张仲景擦了擦汗,说:“说来惭愧,在下举孝廉入仕,奈何官场风气不好,还耽误在下行医。听闻益州有大医,以巫术救人,又有五斗米教以符水治病,在下想一探究竟。若为真,则学之,若为假,当止之。以免误人病情。”
这张仲景果然勤勉好学,好好的官不当,去学医治病,着实令人钦佩。
赵恒毅恭声道:“先生高义,咱们边走边聊。巫医、符水之说不可信也,愚弄百姓罢了。若病愈则说他之功,病不愈则言人心不诚。”
“在下游历数州,窃以为当世名医只有两位。其一是沛国华佗,字元化,已过而立之年。精通内、外、妇、儿、针灸各科。他有一方,名曰麻沸散,可令伤者麻醉,减轻痛处。”
“其二便是你南阳张仲景,理、法、方、药无一不精。何故来寻巫医符水之术。”
“其实还有一个小家伙,叫董奉,字君异。年龄虽小,也是医学奇才。你们三个都是同类人,不喜仕途喜医道,肯定能成为朋友。”
赵恒毅上马,也不抓缰绳,许是马儿吃饱了,竟异常温顺。
与张仲景说起华佗,也是想着华佗医术并未流传世间,他若能去找华佗学习,必能为己所用、推陈出新,也算是传承了华佗医术。

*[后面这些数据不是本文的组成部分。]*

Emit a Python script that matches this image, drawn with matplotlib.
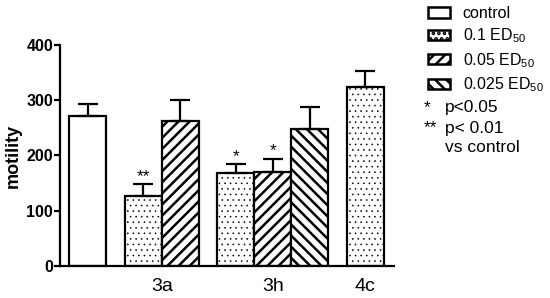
import numpy as np
import matplotlib
matplotlib.use('Agg')
import matplotlib.pyplot as plt
from matplotlib.patches import Patch

# Данные
bar_group = ['control', '3a', '3a', '3h', '3h', '3h', '4c']
bar_dose = ['control', '0.1', '0.05', '0.1', '0.05', '0.025', '0.1']
motility = [271, 126, 262, 168, 170, 248, 324]
sem = [22, 22, 38, 16, 24, 40, 29]
stars = ['', '**', '', '*', '*', '', '']

group_labels = ['3a', '3h', '4c']
y_ticks = [0, 100, 200, 300, 400]

dose_names = ['control', '0.1', '0.05', '0.025']
dose_labels = ['control', r'0.1 ED$_\mathregular{50}$', r'0.05 ED$_\mathregular{50}$',
               r'0.025 ED$_\mathregular{50}$']
note_marks = ['*', '**', '']
note_texts = ['p<0.05', 'p< 0.01', 'vs control']

# Стиль штриховки для каждой дозы
hatch_of = {'control': '', '0.1': '...', '0.05': '///', '0.025': '\\\\\\'}
hatch_lw = {'control': 1.0, '0.1': 0.4, '0.05': 1.8, '0.025': 1.8}


def set_hatch_lw(patch, lw):
    if hasattr(patch, 'set_hatch_linewidth'):
        patch.set_hatch_linewidth(lw)


def main():
    plt.rcParams['font.family'] = ['Liberation Sans', 'DejaVu Sans']
    plt.rcParams['mathtext.fontset'] = 'custom'
    plt.rcParams['mathtext.rm'] = 'Liberation Sans'

    # Позиции столбцов: внутри группы шаг 1, между группами 1.5
    x = []
    pos = 0.0
    for i, g in enumerate(bar_group):
        if i > 0:
            pos += 1.0 if g == bar_group[i - 1] else 1.5
        x.append(pos)
    x = np.array(x)
    centers = [x[[j for j, g in enumerate(bar_group) if g == lab]].mean() for lab in group_labels]

    fig = plt.figure(figsize=(5.5, 2.98), dpi=100)
    ax = fig.add_axes([0.109, 0.1074, 0.607, 0.7416])

    for xi, val, dose in zip(x, motility, bar_dose):
        plt.rcParams['hatch.linewidth'] = hatch_lw[dose]
        b = ax.bar(xi, val, width=1.0, color='white', edgecolor='black',
                   linewidth=1.6, hatch=hatch_of[dose], zorder=2)
        set_hatch_lw(b[0], hatch_lw[dose])

    ax.errorbar(x, motility, yerr=[np.zeros(len(sem)), sem], fmt='none',
                ecolor='black', elinewidth=1.6, capsize=7, capthick=1.6, zorder=3)

    for xi, val, err, s in zip(x, motility, sem, stars):
        if s:
            ax.text(xi, val + err + 1, s, ha='center', va='bottom', fontsize=12.5)

    ax.set_xlim(-0.757, 8.27)
    ax.set_ylim(0, 400)
    ax.set_yticks(y_ticks)
    ax.set_yticklabels([str(t) for t in y_ticks], fontweight='bold', fontsize=11.5)
    ax.set_xticks(centers)
    ax.set_xticklabels(group_labels, fontsize=14)
    ax.tick_params(axis='x', length=0, pad=9)
    ax.tick_params(axis='y', length=4, width=1.6, pad=1)
    ax.set_ylabel('motility', fontweight='bold', fontsize=13, labelpad=3)

    for side in ['top', 'right']:
        ax.spines[side].set_visible(False)
    for side in ['left', 'bottom']:
        ax.spines[side].set_linewidth(1.6)

    # Легенда
    handles = []
    for d in dose_names:
        plt.rcParams['hatch.linewidth'] = hatch_lw[d]
        p = Patch(facecolor='white', edgecolor='black', linewidth=1.8, hatch=hatch_of[d])
        set_hatch_lw(p, hatch_lw[d])
        handles.append(p)
    fig.legend(handles, dose_labels, loc='upper left', bbox_to_anchor=(0.773, 0.99),
               frameon=False, fontsize=11.5, handlelength=1.35, handleheight=0.6,
               handletextpad=0.8, labelspacing=0.35, borderpad=0.2, borderaxespad=0)

    # Пояснения к звёздочкам
    for k, (m, t) in enumerate(zip(note_marks, note_texts)):
        yy = 1 - (108 + 20 * k) / 298
        fig.text(424 / 550, yy, m, ha='left', va='center', fontsize=12.5)
        fig.text(445 / 550, yy, t, ha='left', va='center', fontsize=12.5)

    fig.savefig('out.png', dpi=100)
    plt.close(fig)


if __name__ == "__main__":
    main()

张仲景暗道此人年纪不大,谈吐不凡,遂道:“小兄弟见识不凡,还未请教高姓大名。在下已领教巫医符水之术,知其虚实。今欲还乡,奈何囊中羞涩。他日若有幸遇见华佗、董奉,定要好好请教请教。”
“这好办,等下你挣点钱,我再借你一吊钱,勉强也够回乡盘缠,若是带钱太多,易招盗匪,反而不美。对了,我叫赵恒毅。我不喜欢说话文绉绉的,还是大白话好,哈哈哈…”
张仲景坚持不受,二人一马一驴一路南行,忽见前方人群聚集,隐有哭声传出。
二人慌忙上前,一问方知有中年妇人与公婆吵架,拿根绳子自挂东南枝了。须臾,被人救下,如今气绝。
这TM得赶紧心肺复苏啊!赵恒毅忙大喊郎中来了,人群自主散开。